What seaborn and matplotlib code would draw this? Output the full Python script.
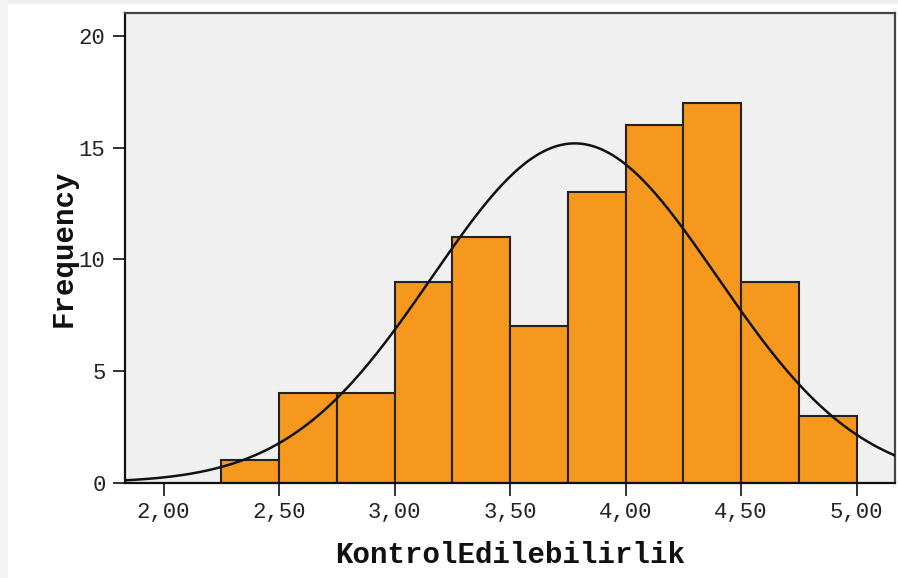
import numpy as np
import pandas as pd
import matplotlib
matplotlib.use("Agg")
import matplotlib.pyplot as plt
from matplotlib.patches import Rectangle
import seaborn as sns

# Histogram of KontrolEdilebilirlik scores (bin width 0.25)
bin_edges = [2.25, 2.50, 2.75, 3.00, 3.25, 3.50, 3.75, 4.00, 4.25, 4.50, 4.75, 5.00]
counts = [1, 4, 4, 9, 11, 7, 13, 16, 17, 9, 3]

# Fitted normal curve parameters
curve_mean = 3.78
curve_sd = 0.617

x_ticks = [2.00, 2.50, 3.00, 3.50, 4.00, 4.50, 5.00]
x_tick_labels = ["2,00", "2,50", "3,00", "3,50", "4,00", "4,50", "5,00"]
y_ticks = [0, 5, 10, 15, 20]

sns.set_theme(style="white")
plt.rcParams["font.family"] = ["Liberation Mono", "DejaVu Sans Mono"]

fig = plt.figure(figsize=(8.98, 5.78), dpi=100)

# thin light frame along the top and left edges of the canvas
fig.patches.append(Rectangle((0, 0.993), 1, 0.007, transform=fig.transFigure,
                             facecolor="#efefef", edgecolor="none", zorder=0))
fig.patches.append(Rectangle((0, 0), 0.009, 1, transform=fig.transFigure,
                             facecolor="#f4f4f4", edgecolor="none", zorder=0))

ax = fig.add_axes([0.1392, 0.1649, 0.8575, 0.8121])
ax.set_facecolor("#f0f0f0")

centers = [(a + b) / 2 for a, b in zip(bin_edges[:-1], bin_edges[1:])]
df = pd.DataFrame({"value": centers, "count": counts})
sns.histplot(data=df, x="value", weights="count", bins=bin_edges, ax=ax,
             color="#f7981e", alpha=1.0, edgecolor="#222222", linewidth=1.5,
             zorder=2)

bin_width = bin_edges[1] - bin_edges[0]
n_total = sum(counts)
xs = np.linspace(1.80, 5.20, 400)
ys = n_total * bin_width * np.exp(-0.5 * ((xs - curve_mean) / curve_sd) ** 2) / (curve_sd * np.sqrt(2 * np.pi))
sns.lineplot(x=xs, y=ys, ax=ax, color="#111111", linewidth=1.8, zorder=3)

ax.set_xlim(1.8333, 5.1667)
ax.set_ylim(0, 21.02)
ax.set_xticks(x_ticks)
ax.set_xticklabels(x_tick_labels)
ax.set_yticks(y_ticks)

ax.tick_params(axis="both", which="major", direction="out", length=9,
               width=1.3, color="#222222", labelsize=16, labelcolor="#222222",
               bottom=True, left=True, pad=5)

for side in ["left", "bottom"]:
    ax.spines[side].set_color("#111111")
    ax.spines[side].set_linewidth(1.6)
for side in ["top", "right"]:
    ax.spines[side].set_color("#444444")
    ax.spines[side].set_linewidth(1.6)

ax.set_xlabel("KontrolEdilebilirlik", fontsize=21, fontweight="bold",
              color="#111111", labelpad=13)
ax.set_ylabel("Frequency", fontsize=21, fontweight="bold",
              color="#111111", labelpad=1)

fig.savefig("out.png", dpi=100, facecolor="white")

◆ What needs to be done
Each line from the top of the material through the line containing "import seaborn as sns" should be reproduced exactly; please drop any images.

◆ Complete response
What seaborn and matplotlib code would draw this? Output the full Python script.
import numpy as np
import pandas as pd
import matplotlib
matplotlib.use("Agg")
import matplotlib.pyplot as plt
from matplotlib.patches import Rectangle
import seaborn as sns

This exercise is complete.